Un percorso mai concluso, con distorsioni che sono ancora oggi di tutta evidenza e, molto spesso, di difficile comprensione.

Liberare queste energie e queste risorse potrebbe al contrario essere la vera chiave per realizzare quella modernizzazione infrastrutturale - materiale e immateriale - che cittadini, famiglie e imprese chiedono per poter vivere meglio, avere servizi adeguati, poter sviluppare le proprie attività.

Solo così potrà essere vinta la sfida dell'occupazione.

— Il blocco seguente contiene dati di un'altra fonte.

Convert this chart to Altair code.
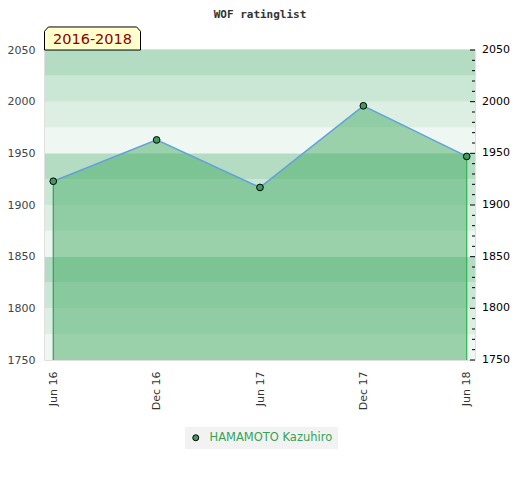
import altair as alt
import pandas as pd

# ---- data ----
periods = ["Jun 16", "Dec 16", "Jun 17", "Dec 17", "Jun 18"]
ratings = [1923, 1963, 1917, 1996, 1947]
player = "HAMAMOTO Kazuhiro"

band_lo = [1750, 1775, 1800, 1825, 1850, 1875, 1900, 1925, 1950, 1975, 2000, 2025]
band_hi = [1775, 1800, 1825, 1850, 1875, 1900, 1925, 1950, 1975, 2000, 2025, 2050]
band_colors = ["#eef7f1", "#dcefe2", "#cae6d4", "#b3dcc2"] * 3

right_labels = [1750, 1800, 1850, 1900, 1950, 2000, 2050]
minor_ticks = [1760, 1770, 1780, 1790, 1810, 1820, 1830, 1840, 1860, 1870, 1880, 1890,
               1910, 1920, 1930, 1940, 1960, 1970, 1980, 1990, 2010, 2020, 2030, 2040]

edge_periods = [periods[0], periods[-1]]
edge_ratings = [ratings[0], ratings[-1]]
edge_colors = ["#3a9a5a", "#2db34f"]

period_label = "2016-2018"
title_text = "WOF ratinglist"

W, H = 430, 310
YMIN, YMAX = 1750, 2050

df = pd.DataFrame({"period": periods, "rating": ratings, "player": [player] * len(periods)})
bands = pd.DataFrame({"lo": band_lo, "hi": band_hi, "c": band_colors})
edges = pd.DataFrame({"period": edge_periods, "rating": edge_ratings, "c": edge_colors})
rlab = pd.DataFrame({"v": right_labels})
minors = pd.DataFrame({"v": minor_ticks})

yscale = alt.Scale(domain=[YMIN, YMAX], zero=False, nice=False)
xscale = alt.Scale(domain=periods, type="point", padding=0.08)

yaxis = alt.Axis(values=right_labels, format="d", title=None, grid=False, domain=False,
                 ticks=False, tickSize=0, labelPadding=10, labelColor="#444444",
                 labelFontSize=11, labelFont="DejaVu Sans")
xaxis = alt.Axis(title=None, grid=False, domain=False, ticks=False, tickSize=0,
                 labelAngle=270, labelAlign="right", labelBaseline="middle",
                 labelPadding=11, labelColor="#333333", labelFontSize=11,
                 labelFont="DejaVu Sans")

band_layer = alt.Chart(bands).mark_rect().encode(
    x=alt.value(0), x2=alt.value(W),
    y=alt.Y("lo:Q", scale=yscale, axis=yaxis),
    y2="hi:Q",
    fill=alt.Fill("c:N", scale=None),
)

area_layer = alt.Chart(df).mark_area(color="#46ab65", opacity=0.5).encode(
    x=alt.X("period:N", scale=xscale, axis=xaxis, sort=periods),
    y=alt.Y("rating:Q", scale=yscale),
    y2=alt.datum(YMIN),
)

line_layer = alt.Chart(df).mark_line(color="#62a2dc", strokeWidth=1.5).encode(
    x=alt.X("period:N", scale=xscale, sort=periods),
    y=alt.Y("rating:Q", scale=yscale),
)

edge_layer = alt.Chart(edges).mark_rule(strokeWidth=1.2).encode(
    x=alt.X("period:N", scale=xscale, sort=periods),
    y=alt.Y("rating:Q", scale=yscale),
    y2=alt.datum(YMIN),
    stroke=alt.Stroke("c:N", scale=None),
)

point_layer = alt.Chart(df).mark_point(filled=True, size=45, stroke="black",
                                       strokeWidth=1, opacity=1, shape="circle").encode(
    x=alt.X("period:N", scale=xscale, sort=periods),
    y=alt.Y("rating:Q", scale=yscale),
    fill=alt.Fill("player:N", scale=alt.Scale(range=["#3a9e5a"]),
                  legend=alt.Legend(title=None, orient="none", legendX=140, legendY=377,
                                    fillColor="#f2f2f2", padding=5, symbolSize=36,
                                    symbolStrokeColor="black", symbolStrokeWidth=1,
                                    labelColor="#35a35a", labelFontSize=11.5,
                                    labelOffset=8, labelFont="DejaVu Sans",
                                    symbolType="circle")),
)

minor_layer = alt.Chart(minors).mark_rule(color="black", strokeWidth=1).encode(
    y=alt.Y("v:Q", scale=yscale), x=alt.value(W - 3), x2=alt.value(W),
)
major_layer = alt.Chart(rlab).mark_rule(color="black", strokeWidth=1).encode(
    y=alt.Y("v:Q", scale=yscale), x=alt.value(W - 5), x2=alt.value(W),
)
rtext_layer = alt.Chart(rlab).mark_text(align="left", baseline="middle", fontSize=11,
                                        font="DejaVu Sans", color="black").encode(
    y=alt.Y("v:Q", scale=yscale), x=alt.value(W + 7), text=alt.Text("v:Q", format="d"),
)

box_path = "M -1 0.24 L -1 -0.15 L -0.92 -0.24 L 0.92 -0.24 L 1 -0.15 L 1 0.24 Z"
box_layer = alt.Chart(pd.DataFrame({"t": [period_label]})).mark_point(
    shape=box_path, size=96 * 96, filled=True, fill="#ffffcc", stroke="black",
    strokeWidth=1, opacity=1,
).encode(x=alt.value(47.5), y=alt.value(-11.5))
box_text = alt.Chart(pd.DataFrame({"t": [period_label]})).mark_text(
    fontSize=14.5, font="DejaVu Sans", color="#8b0000", align="center", baseline="middle",
).encode(x=alt.value(47.5), y=alt.value(-10.5), text="t:N")

title_layer = alt.Chart(pd.DataFrame({"t": [title_text]})).mark_text(
    fontSize=11, font="DejaVu Sans Mono", fontWeight="bold", color="#333333",
    align="center", baseline="middle",
).encode(x=alt.value(W / 2), y=alt.value(-35.5), text="t:N")

chart = alt.layer(
    band_layer, area_layer, line_layer, edge_layer, minor_layer, major_layer,
    point_layer, rtext_layer, box_layer, box_text, title_layer,
).properties(
    width=W, height=H,
    autosize=alt.AutoSizeParams(type="none"),
    padding={"left": 37, "top": 42, "right": 37, "bottom": 112},
).configure_view(stroke="#d6d6d6", strokeWidth=1.5)

chart.save("out.html", embed_options={"renderer": "svg", "actions": False})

Al di là delle singole misure, che possono essere più o meno apprezzate e più o meno positive, il lavoro resta la più stringente emergenza nazionale. Ed è chiaro che solo un'azione in grado di contemperare le esigenze e le priorità sia delle imprese che dei lavoratori, potrà portare ad una significativa ripresa economica.

Tutti gli indicatori ci dicono che in Italia c'è una tassazione eccessiva e inaccettabile sul lavoro. Non si tratta quindi solo di una partita di giro. Il Paese ha bisogno di recuperare risorse per mettere in circuito buone prassi, investimenti, per "far fare".

Restituire competitività alla produzione si può e si deve fare soprattutto attraverso una profonda riforma della fiscalità; ed accompagnando tale percorso con una altrettanto radicale azione di snellimento dell'apparato statale, delle sue articolazioni interne ed esterne, recuperando - in sostanza - credibilità.

Rispetto invece alle legittime preoccupazioni del mondo delle imprese così come ad un certo possibile scetticismo attendista dei soggetti economici internazionali, mi corre l'obbligo di sottolineare, in conclusione, l'assoluta sostenibilità istituzionale del nostro Paese.

Un dato che poggia la propria base sui pesi e contrappesi di un'architettura che ha dimostrato di poter affrontare e superare anche le fasi di cambiamento più inedite.

L'Italia è un grande Paese; un Paese liberale, democratico, solidale.

Ha un grande potenziale: economico, sociale, culturale.

Avrà un grande futuro. Sta a noi, a noi tutti, conquistarlo giorno per giorno; mettendo a frutto le idee, valorizzando il sapere, liberando le energie.